There is leadership that talks and there is leadership that works and in the hall of fame of great black leaders over the decades, George Washington Carver was a leader that worked. His leadership was not the kind that tried to capture publicity or make great fame for himself. He didn’t try to start a movement or achieve change through violence or confrontation, although those things are sometimes necessary.
Instead George Washington Carver showed leadership by making contributions to the welfare of his people that would last a lifetime. His selfless spirit is an inspiration to all peoples of any race, creed or color.
George Washington Carver is probably best known for his discoveries in the use of the peanut. And while it’s true that Carver was credited with over 300 discoveries to find new uses for the common peanut, his innovations did not end there.

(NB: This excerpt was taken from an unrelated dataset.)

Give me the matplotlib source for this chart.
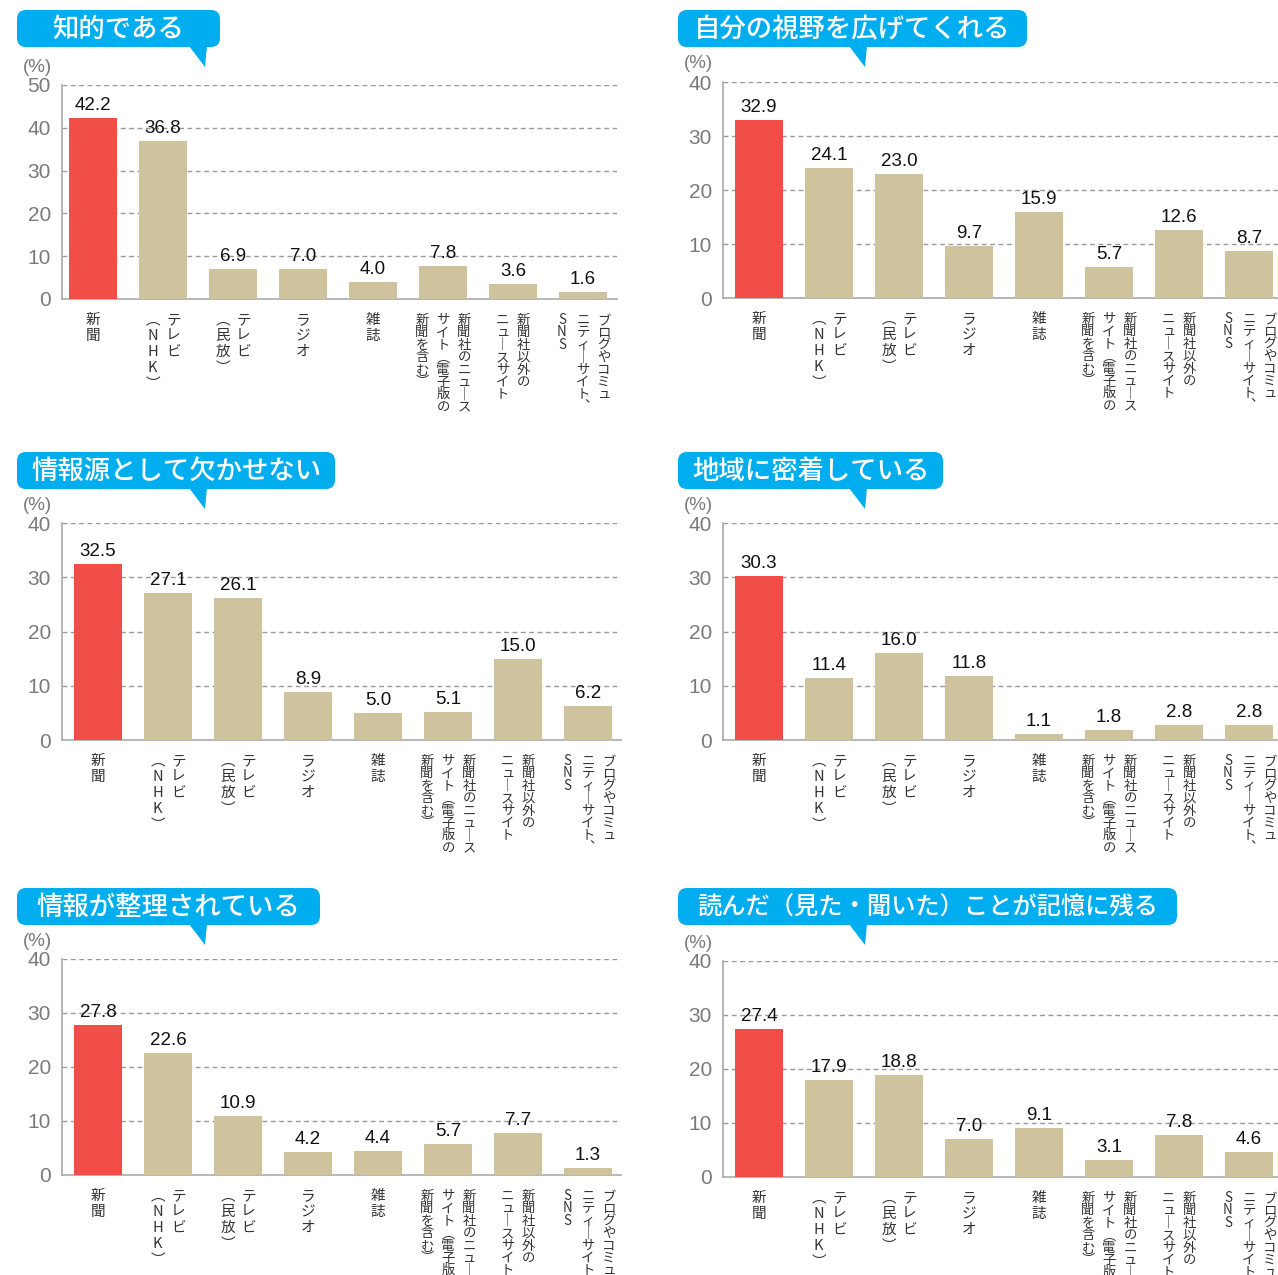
import matplotlib
matplotlib.use("Agg")
import matplotlib.pyplot as plt
from matplotlib.patches import FancyBboxPatch, Polygon

plt.rcParams['font.family'] = ['Noto Sans CJK JP', 'DejaVu Sans']

# ---- data ----
titles = [
    '知的である',
    '自分の視野を広げてくれる',
    '情報源として欠かせない',
    '地域に密着している',
    '情報が整理されている',
    '読んだ（見た・聞いた）ことが記憶に残る',
]

# each category label as its vertical columns, right to left
categories = [
    ['新聞'],
    ['テレビ', '(NHK)'],
    ['テレビ', '(民放)'],
    ['ラジオ'],
    ['雑誌'],
    ['新聞社のニュース', 'サイト(電子版の', '新聞を含む)'],
    ['新聞社以外の', 'ニュースサイト'],
    ['ブログやコミュ', 'ニティーサイト、', 'SNS'],
]

vals_chiteki = [42.2, 36.8, 6.9, 7.0, 4.0, 7.8, 3.6, 1.6]
vals_shiya = [32.9, 24.1, 23.0, 9.7, 15.9, 5.7, 12.6, 8.7]
vals_jouhougen = [32.5, 27.1, 26.1, 8.9, 5.0, 5.1, 15.0, 6.2]
vals_chiiki = [30.3, 11.4, 16.0, 11.8, 1.1, 1.8, 2.8, 2.8]
vals_seiri = [27.8, 22.6, 10.9, 4.2, 4.4, 5.7, 7.7, 1.3]
vals_kioku = [27.4, 17.9, 18.8, 7.0, 9.1, 3.1, 7.8, 4.6]
all_vals = [vals_chiteki, vals_shiya, vals_jouhougen, vals_chiiki, vals_seiri, vals_kioku]
ymaxes = [50, 40, 40, 40, 40, 40]

# ---- layout (pixels) ----
W, H = 1278, 1275
# left edge, first bar center, right edge, top(ymax) y, zero y
panels = [
    (62, 93, 617, 85, 299),
    (723, 759, 1283, 82, 298),
    (62, 98, 621, 523, 740),
    (723, 759, 1283, 523, 740),
    (62, 98, 621, 959, 1175),
    (723, 759, 1283, 961, 1177),
]
# bubble x0, x1, pointer x, top y
bubbles = [
    (17, 220, 205, 10),
    (678, 1027, 865, 10),
    (17, 335, 205, 452),
    (678, 943, 865, 452),
    (17, 320, 205, 888),
    (678, 1177, 865, 888),
]
step = 70.0
RED = '#F04E46'
TAN = '#CFC39D'
BLUE = '#00AEEF'
NUMFONT = ['Liberation Sans', 'DejaVu Sans']

vert_map = {'(': '︵', ')': '︶', 'ー': '｜', '、': '︑'}

fig = plt.figure(figsize=(W / 100, H / 100), dpi=100)

for p in range(6):
    left, c0, right, ytop, yzero = panels[p]
    x_lo = (left - c0) / step
    x_hi = (right - c0) / step
    ax = fig.add_axes([left / W, 1 - yzero / H, (right - left) / W, (yzero - ytop) / H])
    vals = all_vals[p]
    colors = [RED] + [TAN] * (len(vals) - 1)
    xs = list(range(len(vals)))
    ax.bar(xs, vals, width=0.68, color=colors, zorder=3)
    ax.set_xlim(x_lo, x_hi)
    ymax = ymaxes[p]
    ax.set_ylim(0, ymax)
    ax.set_yticks(range(0, ymax + 1, 10))
    ax.tick_params(axis='y', length=0, pad=8, labelsize=15, labelcolor='#7a7a7a')
    for lab in ax.get_yticklabels():
        lab.set_fontfamily(NUMFONT)
    ax.set_xticks([])
    for t in range(10, ymax + 1, 10):
        ax.axhline(t, color='#999999', lw=1, ls=(0, (3.5, 2.5)), zorder=1)
    for s in ['top', 'right']:
        ax.spines[s].set_visible(False)
    ax.spines['left'].set_color('#aaaaaa')
    ax.spines['bottom'].set_color('#aaaaaa')
    ax.spines['left'].set_linewidth(1.2)
    ax.spines['bottom'].set_linewidth(1.2)

    for x, v in zip(xs, vals):
        ax.annotate(f'{v:.1f}', (x, v), xytext=(0, 4), textcoords='offset pixels',
                    ha='center', va='bottom', fontsize=13.5, color='#111111',
                    family=NUMFONT)

    ax.annotate('(%)', (0, 1), xycoords='axes fraction', xytext=(-25, 18),
                textcoords='offset pixels', ha='center', va='center',
                fontsize=13.5, color='#7a7a7a', family=NUMFONT,
                annotation_clip=False)

    xt = ax.get_xaxis_transform()
    for x, cols in zip(xs, categories):
        ncol = len(cols)
        long_label = max(len(c) for c in cols) > 5
        pitch = 12.4 if long_label else 16
        fsz = 9.6 if long_label else 10.5
        for j, col in enumerate(cols):
            dx = ((ncol - 1) / 2 - j) * 21
            for i, ch in enumerate(col):
                ch = vert_map.get(ch, ch)
                ax.annotate(ch, (x, 0), xycoords=xt, xytext=(dx, -21 - i * pitch),
                            textcoords='offset pixels', ha='center', va='center',
                            fontsize=fsz, color='#333333', annotation_clip=False)

# title bubbles on an overlay in pixel coordinates
ov = fig.add_axes([0, 0, 1, 1], zorder=10)
ov.set_xlim(0, W)
ov.set_ylim(H, 0)
ov.axis('off')
ov.patch.set_alpha(0)
for (x0, x1, px, y0), title in zip(bubbles, titles):
    bh = 37
    ov.add_patch(FancyBboxPatch((x0, y0), x1 - x0, bh,
                                boxstyle='round,pad=0,rounding_size=9',
                                fc=BLUE, ec='none'))
    ov.add_patch(Polygon([(px - 16, y0 + bh - 1), (px + 2, y0 + bh - 1), (px, y0 + bh + 20)],
                         closed=True, fc=BLUE, ec='none'))
    fs = 19 if len(title) < 15 else 17.5
    ov.text((x0 + x1) / 2, y0 + bh / 2 + 1, title, ha='center', va='center',
            fontsize=fs, color='white', fontweight='medium')

fig.savefig('out.png', dpi=100)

He continued his research to find important uses for other common agricultural products such as the sweet potato, pecans and soybeans.
George Washington Carver truly took the hands of his people where they were at the time and lead them forward to a better life. And where the black community was in the nineteenth century was agriculture. This was where a black family looked for their food, their living and their opportunity to better themselves. And that is what George Washington Carver made possible.
He was in every way a self made man, setting out at a young age to attain a better education for himself, he set an example to all that education was the path to freedom for his people and for all people. He truly had to struggle to achieve his success as he worked his way up through high school and then at Simpson Collage in Iowa where he was the first and only black student and then on to Iowa Agricultural College.
His success at Iowa Agricultural College came from determination and his ability to use his natural genius to succeed against all odds. But his breakthroughs were nothing short of revolutionary introducing such ideas as crop rotation to southern agriculture that revolutionized how farming could be done and gave his people the chance to become genuinely profitable in their daily work.
As he found success in his private career, he never used his discoveries to gather wealth of fame for himself. Instead he wanted his work to benefit his people and all of mankind. He was quotes as saying concerning his talents, "God gave them to me. How can I sell them to someone else?"
These were not just idle words that he spoke because he lived that philosophy evidenced by when he donated his life savings to start the Carver Research Foundation at Tuskegee to make sure that an institution existed to continue his important work in agriculture. Small wonder that the fitting remembrance that was etched on his grave read “He could have added fortune to fame, but caring for neither, he found happiness and honor in being helpful to the world."
The legacy of George Washington Carver would be one that set the standard high for black leadership in decades to come. It was a legacy of servant leadership, of concern for his people and for making genuine contributions to improving what was really important, the living standard and well being for all African Americans, not just the fortunate few. He is truly an inspiration for all of us who look at the struggle the black community has endured over the centuries and a figure to celebrate as a bright and shining leader in black history.